Ash Wednesday Bushfire

Fact.

The Ash Wednesday bushfires, known in South Australia as Ash Wednesday II, were a series of bushfires that occurred in south-eastern Australia on 16 Feb 1983, which was Ash Wednesday in the Christian calendar.

Seventy-five people died and thousands were injured. Property damage was extensive: nearly 4,000 buildings destroyed and over 2,500 families lost their homes. Livestock losses were also very high. Over 340,000 sheep, 18,000 cattle and numerous native animals died during the fire or were later put down. Insurance claims exceeded $1.3 billion in inflation adjusted losses.

The emergency saw the largest number of volunteers called to duty from across Australia at the same time—an estimated 130,000 firefighters, defence force personnel, relief workers and support crews. Charlotte Christensen is a fictional character meant to represent the men and women who served in the aftermath of the fires.

 

Operation Bioshield

Mostly fiction, though the The Project Bioshield Act passed in 2004 by the US congress did call for $5 billion for purchasing vaccines that would be used in the event of a bioterrorist attack.

The act authorized a ten-year program to acquire medical countermeasures to biological, chemical, radiological, and nuclear agents for civilian use. A key element of the Act was to allow stockpiling and distribution of vaccines which had not been tested for safety or efficacy in humans, due to ethical concerns.

Since the 2001 terrorist attacks, the United States government has allocated nearly $50 billion to address the threat of biological weapons. Efforts toward cooperative international action are part of the project.

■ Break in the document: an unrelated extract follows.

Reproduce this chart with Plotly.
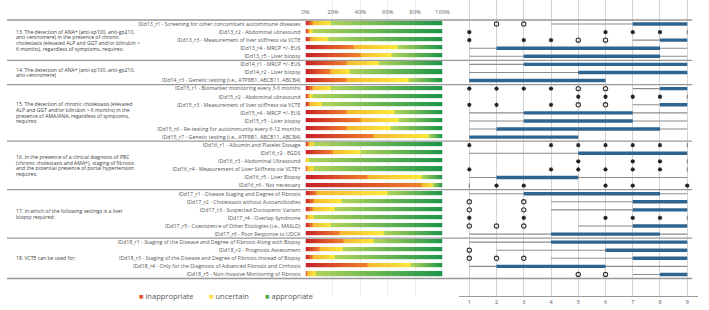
import numpy as np
import plotly.graph_objects as go

# ---------------- data ----------------
questions = [
    "13. The detection of ANA+ (anti-sp100, anti-gp210,<br>anti-centromere) in the presence of chronic<br>cholestasis (elevated ALP and GGT and/or bilirubin ><br>6 months), regardless of symptoms, requires:",
    "14. The detection of ANA+ (anti-sp100, anti-gp210,<br>anti-centromere)",
    "15. The detection of chronic cholestasis (elevated<br>ALP and GGT and/or bilirubin > 6 months) in the<br>presence of AMA/ANA, regardless of symptoms,<br>requires:",
    "16. In the presence of a clinical diagnosis of PBC<br>(chronic cholestasis and AMA+), staging of fibrosis<br>and the potential presence of portal hypertension<br>requires:",
    "17. In which of the following settings is a liver<br>biopsy required:",
    "18. VCTE can be used for:",
]
group_sizes = [5, 3, 7, 6, 6, 5]

items = [
    "IDd13_r1 - Screening for other concomitant autoimmune diseases",
    "IDd13_r2 - Abdominal ultrasound",
    "IDd13_r3 - Measurement of liver stiffness via VCTE",
    "IDd13_r4 - MRCP +/- EUS",
    "IDd13_r5 - Liver biopsy",
    "IDd14_r1 - MRCP +/- EUS",
    "IDd14_r2 - Liver biopsy",
    "IDd14_r3 - Genetic testing (i.e., ATP8B1, ABCB11, ABCB4)",
    "IDd15_r1 - Biomarker monitoring every 3-6 months",
    "IDd15_r2 - Abdominal ultrasound",
    "IDd15_r3 - Measurement of liver stiffness via VCTE",
    "IDd15_r4 - MRCP +/- EUS",
    "IDd15_r5 - Liver biopsy",
    "IDd15_r6 - Re-testing for autoimmunity every 6-12 months",
    "IDd15_r7 - Genetic testing (i.e., ATP8B1, ABCB11, ABCB4)",
    "IDd16_r1 - Albumin and Platelet Dosage",
    "IDd16_r2 - EGDS",
    "IDd16_r3 - Abdominal Ultrasound",
    "IDd16_r4 - Measurement of Liver Stiffness via VCTE*",
    "IDd16_r5 - Liver Biopsy",
    "IDd16_r6 - Not necessary",
    "IDd17_r1 - Disease Staging and Degree of Fibrosis",
    "IDd17_r2 - Cholestasis without Autoantibodies",
    "IDd17_r3 - Suspected Ductopenic Variant",
    "IDd17_r4 - Overlap Syndrome",
    "IDd17_r5 - Coexistence of Other Etiologies (i.e., MASLD)",
    "IDd17_r6 - Poor Response to UDCA",
    "IDd18_r1 - Staging of the Disease and Degree of Fibrosis Along with Biopsy",
    "IDd18_r2 - Prognosis Assessment",
    "IDd18_r3 - Staging of the Disease and Degree of Fibrosis Instead of Biopsy",
    "IDd18_r4 - Only for the Diagnosis of Advanced Fibrosis and Cirrhosis",
    "IDd18_r5 - Non-Invasive Monitoring of Fibrosis",
]

# percentages (inappropriate / uncertain / appropriate)
inappropriate = [5, 2, 4, 35, 40, 30, 18, 30, 5, 2, 3, 30, 40, 30, 50, 2, 20, 0, 1, 45, 85,
                 8, 6, 5, 1, 5, 25, 28, 10, 5, 45, 1]
uncertain = [13, 3, 12, 32, 23, 23, 14, 45, 13, 3, 9, 35, 28, 32, 40, 4, 20, 2, 5, 40, 8,
             52, 20, 16, 5, 13, 32, 22, 17, 16, 32, 6]
appropriate = [82, 95, 84, 33, 37, 47, 68, 25, 82, 95, 88, 35, 32, 38, 10, 94, 60, 98, 94, 15, 7,
               40, 74, 79, 94, 82, 43, 50, 73, 79, 23, 93]

# box-plot summary on 1-9 scale
whisker_lo = [4, 9, 7, 1, 1, 1, 1, 1, 7, 9, 7, 1, 1, 1, 1, 9, 1, 9, 9, 1, 1,
              1, 4, 4, 9, 5, 1, 1, 2, 4, 1, 7]
whisker_hi = [9, 9, 9, 9, 9, 9, 9, 6, 9, 9, 9, 9, 9, 9, 5, 9, 9, 9, 9, 9, 1,
              9, 9, 9, 9, 9, 9, 9, 9, 9, 9, 9]
box_q1 = [7, 9, 8, 2, 3, 3, 5, 1, 8, 9, 8, 3, 3, 2, 1, 9, 5, 9, 9, 2, 1,
          3, 7, 7, 9, 7, 4, 4, 6, 7, 2, 8]
box_q3 = [9, 9, 9, 8, 8, 9, 9, 6, 9, 9, 9, 7, 7, 8, 5, 9, 9, 9, 9, 5, 1,
          8, 9, 9, 9, 9, 8, 9, 9, 9, 6, 9]
outliers = [[2, 3], [], [5, 6], [], [], [], [], [], [5, 6], [], [5, 6], [], [], [], [], [], [], [], [], [], [],
            [], [1, 3], [1, 3], [], [1, 2, 3], [], [], [1], [1, 2, 3], [], [5, 6]]
extremes = [[], [1, 6, 7, 8], [1, 3, 4], [], [], [], [], [], [1, 2, 3, 4], [5, 6, 7, 8], [1, 2, 4], [], [], [], [],
            [1, 4, 5, 6, 7, 8], [], [5, 7, 8], [1, 4, 5, 6, 7, 8], [], [2, 3, 6, 7, 9],
            [], [], [], [1, 3, 6, 7, 8], [], [], [], [], [], [], []]

pct_ticks = [0, 20, 40, 60, 80, 100]
pct_labels = ["0%", "20%", "40%", "60%", "80%", "100%"]
scale_ticks = [1, 2, 3, 4, 5, 6, 7, 8, 9]
legend_names = ["inappropriate", "uncertain", "appropriate"]

# ---------------- layout geometry ----------------
W, H = 709, 310
ROW0, PITCH = 24.0, 8.08
PLOT_BOTTOM = 296.0
n = len(items)
rows = list(range(n))
y_top = -ROW0 / PITCH
y_bot = (PLOT_BOTTOM - ROW0) / PITCH

BAR_L, BAR_R = 306.7, 446.0
BOX_L, BOX_R = 463.0, 706.0
X1, X9 = 473.3, 695.0
ppu = (X9 - X1) / 8.0
box_range = [1 - (X1 - BOX_L) / ppu, 9 + (BOX_R - X9) / ppu]

# ---------------- gradient bars (heatmap) ----------------
cols = np.arange(0.25, 100, 0.5)
z = []
for a, u, g in zip(inappropriate, uncertain, appropriate):
    tot = a + u + g
    a_ = a / tot * 100
    u_ = u / tot * 100
    g_ = 100 - a_ - u_
    zr = []
    for c in cols:
        if c < a_:
            zr.append(0.999 * c / a_)
        elif c < a_ + u_:
            zr.append(1 + 0.999 * (c - a_) / u_)
        else:
            zr.append(2 + (c - a_ - u_) / g_)
    z.append(zr)

colorscale = [
    [0.0, "#c8202a"], [0.333, "#f0812a"],
    [0.3334, "#f5b731"], [0.6663, "#fbea3c"],
    [0.6667, "#b2d35a"], [1.0, "#1b954a"],
]

fig = go.Figure()
fig.add_trace(go.Heatmap(
    x=cols, y=rows, z=z, zmin=0, zmax=3, colorscale=colorscale,
    showscale=False, ygap=3.8, xaxis="x", yaxis="y", hoverinfo="skip",
))

# ---------------- box panel ----------------
wx, wy, bx, by = [], [], [], []
dx, dy = [], []
for i in rows:
    wx += [whisker_lo[i], whisker_hi[i], None]
    wy += [i, i, None]
    bx += [box_q1[i], box_q3[i], None]
    by += [i, i, None]
    if box_q1[i] == box_q3[i]:
        dx.append(box_q1[i])
        dy.append(i)
fig.add_trace(go.Scatter(x=wx, y=wy, mode="lines", line=dict(color="#8c8c8c", width=1.1),
                         xaxis="x2", yaxis="y", hoverinfo="skip", showlegend=False))
fig.add_trace(go.Scatter(x=bx, y=by, mode="lines", line=dict(color="#2e6590", width=3.4),
                         xaxis="x2", yaxis="y", hoverinfo="skip", showlegend=False))
fig.add_trace(go.Scatter(x=dx, y=dy, mode="markers",
                         marker=dict(symbol="line-ns-open", size=3, color="#777", line=dict(width=1)),
                         xaxis="x2", yaxis="y", hoverinfo="skip", showlegend=False))
ox, oy, ex, ey = [], [], [], []
for i in rows:
    for v in outliers[i]:
        ox.append(v); oy.append(i)
    for v in extremes[i]:
        ex.append(v); ey.append(i)
fig.add_trace(go.Scatter(x=ox, y=oy, mode="markers",
                         marker=dict(symbol="circle-open", size=4.3, color="#333", line=dict(width=1.1)),
                         xaxis="x2", yaxis="y", hoverinfo="skip", showlegend=False))
fig.add_trace(go.Scatter(x=ex, y=ey, mode="markers",
                         marker=dict(symbol="asterisk-open", size=3.6, color="#222", line=dict(width=1.1)),
                         xaxis="x2", yaxis="y", hoverinfo="skip", showlegend=False))

# ---------------- separators & question texts ----------------
bounds = np.concatenate([[0], np.cumsum(group_sizes)])
for b in bounds:
    fig.add_shape(type="line", xref="paper", yref="y", x0=3 / W, x1=700 / W,
                  y0=b - 0.5, y1=b - 0.5, line=dict(color="#999", width=1.4))
LINE_STEP = 5.7 / PITCH
for q, s, e in zip(questions, bounds[:-1], bounds[1:]):
    lines = q.split("<br>")
    center = (s + e - 1) / 2
    for k, ln in enumerate(lines):
        fig.add_annotation(text=ln, xref="paper", yref="y", x=11.5 / W,
                           y=center + (k - (len(lines) - 1) / 2) * LINE_STEP,
                           xanchor="left", yanchor="middle", align="left", showarrow=False,
                           borderpad=0, font=dict(size=5.1, color="#404040"))

# ---------------- legend ----------------
leg_colors = ["#e4542a", "#f7e13a", "#4fae4a"]
leg_x = [135, 206.5, 263.5]
for name, c, lx in zip(legend_names, leg_colors, leg_x):
    fig.add_annotation(text=f'<span style="color:{c}">■</span> {name}', xref="paper", yref="paper",
                       x=lx / W, y=1 - 296 / H, xanchor="left", yanchor="middle", showarrow=False,
                       font=dict(size=7.5, color="#595959"))

fig.update_layout(
    width=W, height=H, margin=dict(l=0, r=0, t=0, b=0),
    paper_bgcolor="white", plot_bgcolor="rgba(0,0,0,0)",
    font=dict(family="Open Sans", color="#555"),
    showlegend=False,
    xaxis=dict(domain=[BAR_L / W, BAR_R / W], range=[0, 100], side="top", anchor="free",
               position=1 - 15 / H, tickvals=pct_ticks, ticktext=pct_labels,
               tickfont=dict(size=5.8, color="#666"), showgrid=True, gridcolor="#ececec",
               gridwidth=0.8, zeroline=False, showline=False, ticks="", ticklen=0),
    xaxis2=dict(domain=[BOX_L / W, BOX_R / W], range=box_range, anchor="y",
                tickvals=scale_ticks, tickfont=dict(size=5.5, color="#555"),
                showgrid=True, gridcolor="#d4d4d4", gridwidth=1, zeroline=False,
                showline=True, linecolor="#9a9a9a", linewidth=1, ticks="", ticklen=0),
    yaxis=dict(domain=[1 - PLOT_BOTTOM / H, 1], range=[y_bot, y_top], anchor="x",
               tickvals=rows, ticktext=items, tickfont=dict(size=5.3, color="#555555"),
               showgrid=False, zeroline=False, showline=False, ticks="outside",
               ticklen=3, tickcolor="rgba(0,0,0,0)"),
)

fig.write_html("out.html", config={"displayModeBar": False},
               post_script="document.body.style.margin='0px';")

The Project Bioshield Act established a dedicated strategic planning function that more efficiently integrates biodefense requirements and streamlines the interagency governance process. Under the reorganized structure, on behalf of the secretary of HHS, the Assistant Secretary for Preparedness and Response (ASPR) leads the federal public health and medical response to acts of terrorism or nature and other public health and medical emergencies. 

The Pandemic and All-Hazards Preparedness Reauthorization Act of 2013 reauthorized BioShield Project and the Special Reserve Fund (SRF), originally established in 2004.

 

The Trinity Test

Fact.

The details of the first atomic bomb test described in the book are accurate:

In the hours before the test, the mood across the Alamogordo Bombing and Gunnery Range was tense. Inside the control station, the Manhattan project director, Robert Openheimer, was bordering on a breakdown. Several times, the general overseeing the effort had to guide the man outside, where they walked in the darkness, through the rain, talking, the general assuring him all would go as planned.
Shortly before five thirty a.m., the countdown began.

The team had nicknamed the device the Gadget. That morning, the Gadget sat atop a one-hundred-foot-tall steel tower. Desert stretched in every direction. The control station where the scientists waited was nearly six miles away. Even at that distance, they donned welder’s goggles and focused through the tinted glass. They saw only darkness in the seconds before the countdown reached zero.

The flash of white light came first. It lasted for a few seconds, then a wave of heat passed through them, soaking their faces and hands. When the wall of light faded, one could make out a column of fire rising from the site, expanding quickly.

The cloud broke through a temperature inversion at seventeen thousand feet—which most scientists had thought impossible. For minutes after the explosion, the cloud rose into the sky, reaching the substratosphere at over thirty-five thousand feet.

Forty seconds after the detonation, the shock wave reached the scientists in the control station. The sound of the blast followed shortly after. It had the quality of distant thunder, reverberating off the nearby hills for several seconds, giving the impression of a rolling thunderstorm. The sound was heard up to a hundred miles away; the light from the explosion was seen from almost twice as far.

The blast instantly vaporized the steel tower that held the bomb, leaving a crater nearly half a mile wide in its place. An iron pipe set in concrete, four inches in diameter, sixteen feet tall, and fifteen hundred feet away from the detonation, was also vaporized.